- _Task statement_
Leave the pictures out and copy exactly the lines from the line containing "Reproduce this diagram with TikZ." to the line containing "(s9) at (310.5,408)", both lines included.

— Begin Material shown —

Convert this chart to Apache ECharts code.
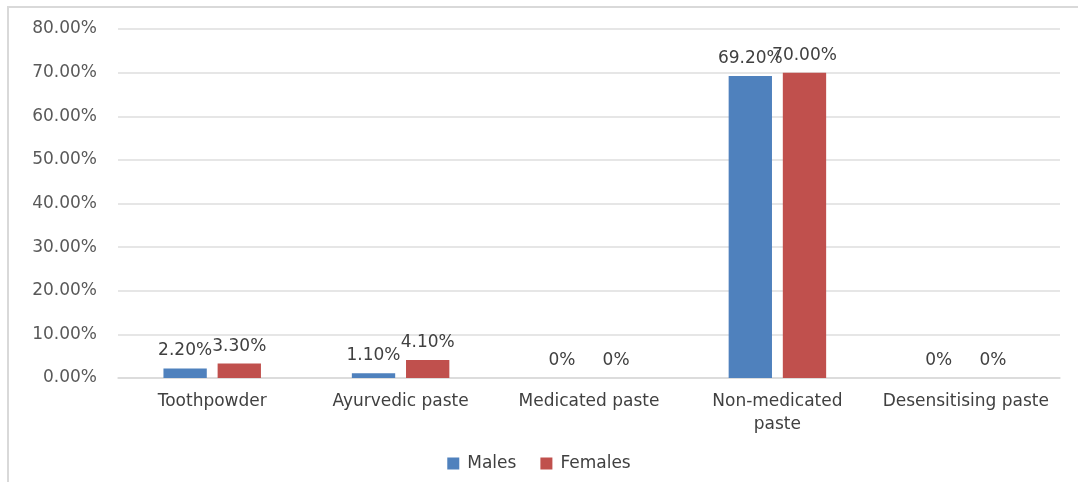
<!DOCTYPE html>
<html>
<head>
<meta charset="utf-8">
<style>
  html, body { margin: 0; padding: 0; background: #ffffff; }
  #frame {
    position: absolute; left: 7px; top: 6px; width: 1071px; height: 476px;
    border-left: 2px solid #d9d9d9; border-top: 2px solid #d9d9d9;
    box-sizing: border-box;
  }
  #chart { position: absolute; left: 0; top: 0; width: 1078px; height: 482px; }
</style>
<script src="https://cdn.jsdelivr.net/npm/echarts@6/dist/echarts.min.js"></script>
</head>
<body>
<div id="frame"></div>
<div id="chart"></div>
<script>
// Toothpaste / toothpowder usage by gender (percent of respondents)
const categories = ['Toothpowder', 'Ayurvedic paste', 'Medicated paste', 'Non-medicated\npaste', 'Desensitising paste'];
const males = [2.2, 1.1, 0, 69.2, 0];
const females = [3.3, 4.1, 0, 70.0, 0];
const maleLabels = ['2.20%', '1.10%', '0%', '69.20%', '0%'];
const femaleLabels = ['3.30%', '4.10%', '0%', '70.00%', '0%'];

const chart = echarts.init(document.getElementById('chart'), null, { renderer: 'canvas' });

const FONT = 'DejaVu Sans';

const labelStyle = (texts) => ({
  show: true,
  position: 'top',
  distance: 9,
  color: '#404040',
  fontFamily: FONT,
  fontSize: 17,
  formatter: (p) => texts[p.dataIndex]
});

chart.setOption({
  animation: false,
  grid: { left: 118, right: 18, top: 29, bottom: 104 },
  legend: {
    bottom: 5,
    left: 'center',
    itemWidth: 12,
    itemHeight: 12,
    itemGap: 24,
    icon: 'rect',
    textStyle: { color: '#404040', fontFamily: FONT, fontSize: 17, padding: [0, 0, 0, 3] },
    data: ['Males', 'Females']
  },
  xAxis: {
    type: 'category',
    data: categories,
    axisLine: { lineStyle: { color: '#d9d9d9', width: 1.5 } },
    axisTick: { show: false },
    axisLabel: {
      color: '#404040',
      fontFamily: FONT,
      fontSize: 17,
      lineHeight: 23,
      margin: 12,
      interval: 0
    }
  },
  yAxis: {
    type: 'value',
    min: 0,
    max: 80,
    interval: 10,
    axisLine: { show: false },
    axisTick: { show: false },
    splitLine: { lineStyle: { color: '#dedede', width: 1.5 } },
    axisLabel: {
      color: '#595959',
      fontFamily: FONT,
      fontSize: 17,
      margin: 21,
      formatter: (v) => v.toFixed(2) + '%'
    }
  },
  series: [
    {
      name: 'Males',
      type: 'bar',
      data: males,
      barWidth: '23%',
      barGap: '25%',
      itemStyle: { color: '#4f81bd' },
      label: labelStyle(maleLabels)
    },
    {
      name: 'Females',
      type: 'bar',
      data: females,
      barWidth: '23%',
      itemStyle: { color: '#c0504d' },
      label: labelStyle(femaleLabels)
    }
  ]
});
</script>
</body>
</html>
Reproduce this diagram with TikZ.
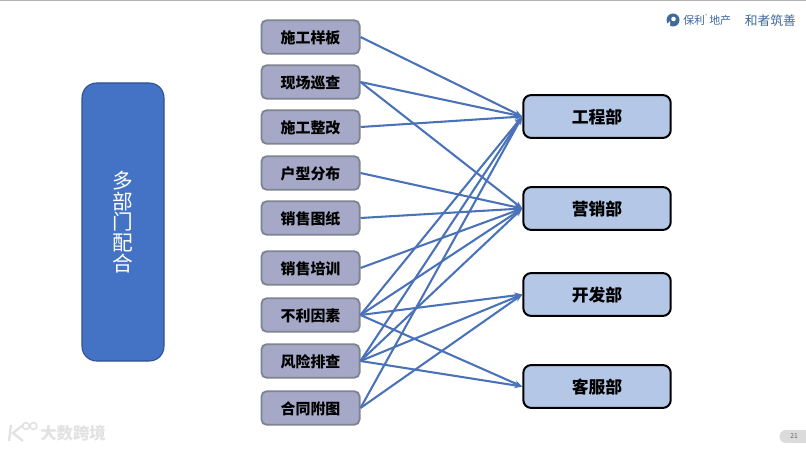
\documentclass[tikz,border=0pt]{standalone}
\usepackage{fontspec}
\setmainfont{Noto Sans CJK SC}
\newfontfamily\cjkbold[BoldFont={Noto Sans CJK SC Bold}]{Noto Sans CJK SC}
\definecolor{srcfill}{HTML}{A5A8C6}
\definecolor{srcline}{HTML}{7F8491}
\definecolor{dstfill}{HTML}{B4C7E7}
\definecolor{bigfill}{HTML}{4472C4}
\definecolor{bigline}{HTML}{2F528F}
\definecolor{linkc}{HTML}{4A72B8}
\definecolor{logoc}{HTML}{3F6A9A}
\definecolor{wmark}{HTML}{E2E2E2}
\tikzset{
  x=0.75pt,y=-0.75pt,
  srcbox/.style={draw=srcline,line width=1.4pt,fill=srcfill,rounded corners=4pt,minimum width=73.6pt,minimum height=25.2pt,inner sep=0pt,text height=11pt,text depth=1.3pt,font=\bfseries\fontsize{11.2}{13}\selectfont,text=black},
  dstbox/.style={draw=black,line width=1.5pt,fill=dstfill,rounded corners=6pt,minimum width=110.6pt,minimum height=32.2pt,inner sep=0pt,text height=12.6pt,text depth=1.5pt,font=\bfseries\fontsize{12.6}{15}\selectfont,text=black},
  bigbox/.style={draw=bigline,line width=0.8pt,fill=bigfill,rounded corners=11pt,minimum width=61.5pt,minimum height=208.5pt,inner sep=0pt,font=\fontsize{15.5}{15.5}\selectfont,text=white,align=center},
  link/.style={draw=linkc,line width=1.55pt,-{Stealth[length=6pt,width=4.5pt]}},
  logotext/.style={inner sep=0pt,text=logoc,font=\fontsize{8.2}{10}\selectfont},
  wmtext/.style={inner sep=0pt,text=wmark,font=\bfseries\fontsize{12.3}{14}\selectfont},
}
\usetikzlibrary{arrows.meta}
\begin{document}
\begin{tikzpicture}
\path[use as bounding box] (0,0) rectangle (806,449);
\fill[white] (0,0) rectangle (806,449);
\fill[black!30] (0,0) rectangle (806,1.2);

\node[bigbox] (big) at (123,222) {多\\部\\门\\配\\合};

\node[srcbox] (s1) at (310.5,37)  {施工样板};
\node[srcbox] (s2) at (310.5,82)  {现场巡查};
\node[srcbox] (s3) at (310.5,127) {施工整改};
\node[srcbox] (s4) at (310.5,173) {户型分布};
\node[srcbox] (s5) at (310.5,218) {销售图纸};
\node[srcbox] (s6) at (310.5,268) {销售培训};
\node[srcbox] (s7) at (310.5,315) {不利因素};
\node[srcbox] (s8) at (310.5,361) {风险排查};
\node[srcbox] (s9) at (310.5,408) {合同附图};

\node[dstbox] (d1) at (597,116.5) {工程部};
\node[dstbox] (d2) at (597,208.5) {营销部};
\node[dstbox] (d3) at (597,294.5) {开发部};
\node[dstbox] (d4) at (597,386.5) {客服部};

\foreach \a/\b in {s1/d1,s2/d1,s2/d2,s3/d1,s4/d2,s5/d2,s6/d2,
  s7/d1,s7/d2,s7/d3,s7/d4,s8/d1,s8/d2,s8/d3,s8/d4,s9/d1,s9/d3}
  \draw[link] (\a.east) -- (\b.west);

% logo, top right
\fill[logoc] (673,20) circle (6.5);
\fill[white] (673.5,19) circle (2.3);
\fill[white] (667,24) -- (670,21) -- (670,28) -- (667,28) -- cycle;
\node[logotext,anchor=west] (logoa) at (683,20.5) {保利};
\node[logotext,anchor=south west,font=\fontsize{3}{4}\selectfont] (logor) at (705,18) {®};
\node[logotext,anchor=west] (logob) at (709,20.5) {地产};
\node[logotext,anchor=west,font=\fontsize{9.6}{11}\selectfont] (logoc) at (744.5,20.5) {和者筑善};

% watermark, bottom left
\draw[wmark,line width=1.7pt] (11,425) -- (9,441) (23,425) -- (13,433) -- (23,441);
\draw[wmark,line width=1.2pt] (26,426) circle (3.4) (33.5,426) circle (3.4);
\node[wmtext,anchor=west] (wm) at (40,433.5) {大数跨境};

% page number pill
\fill[black!14] (786,430) rectangle (806,443);
\fill[black!14] (786,436.5) circle (6.5);
\node[inner sep=0pt,text=black!60,font=\fontsize{5}{6}\selectfont] (pg) at (794,436.5) {21};
\end{tikzpicture}
\end{document}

— End Material shown —

- _Exercise answer_
Reproduce this diagram with TikZ.
\documentclass[tikz,border=0pt]{standalone}
\usepackage{fontspec}
\setmainfont{Noto Sans CJK SC}
\newfontfamily\cjkbold[BoldFont={Noto Sans CJK SC Bold}]{Noto Sans CJK SC}
\definecolor{srcfill}{HTML}{A5A8C6}
\definecolor{srcline}{HTML}{7F8491}
\definecolor{dstfill}{HTML}{B4C7E7}
\definecolor{bigfill}{HTML}{4472C4}
\definecolor{bigline}{HTML}{2F528F}
\definecolor{linkc}{HTML}{4A72B8}
\definecolor{logoc}{HTML}{3F6A9A}
\definecolor{wmark}{HTML}{E2E2E2}
\tikzset{
  x=0.75pt,y=-0.75pt,
  srcbox/.style={draw=srcline,line width=1.4pt,fill=srcfill,rounded corners=4pt,minimum width=73.6pt,minimum height=25.2pt,inner sep=0pt,text height=11pt,text depth=1.3pt,font=\bfseries\fontsize{11.2}{13}\selectfont,text=black},
  dstbox/.style={draw=black,line width=1.5pt,fill=dstfill,rounded corners=6pt,minimum width=110.6pt,minimum height=32.2pt,inner sep=0pt,text height=12.6pt,text depth=1.5pt,font=\bfseries\fontsize{12.6}{15}\selectfont,text=black},
  bigbox/.style={draw=bigline,line width=0.8pt,fill=bigfill,rounded corners=11pt,minimum width=61.5pt,minimum height=208.5pt,inner sep=0pt,font=\fontsize{15.5}{15.5}\selectfont,text=white,align=center},
  link/.style={draw=linkc,line width=1.55pt,-{Stealth[length=6pt,width=4.5pt]}},
  logotext/.style={inner sep=0pt,text=logoc,font=\fontsize{8.2}{10}\selectfont},
  wmtext/.style={inner sep=0pt,text=wmark,font=\bfseries\fontsize{12.3}{14}\selectfont},
}
\usetikzlibrary{arrows.meta}
\begin{document}
\begin{tikzpicture}
\path[use as bounding box] (0,0) rectangle (806,449);
\fill[white] (0,0) rectangle (806,449);
\fill[black!30] (0,0) rectangle (806,1.2);

\node[bigbox] (big) at (123,222) {多\\部\\门\\配\\合};

\node[srcbox] (s1) at (310.5,37)  {施工样板};
\node[srcbox] (s2) at (310.5,82)  {现场巡查};
\node[srcbox] (s3) at (310.5,127) {施工整改};
\node[srcbox] (s4) at (310.5,173) {户型分布};
\node[srcbox] (s5) at (310.5,218) {销售图纸};
\node[srcbox] (s6) at (310.5,268) {销售培训};
\node[srcbox] (s7) at (310.5,315) {不利因素};
\node[srcbox] (s8) at (310.5,361) {风险排查};
\node[srcbox] (s9) at (310.5,408) {合同附图};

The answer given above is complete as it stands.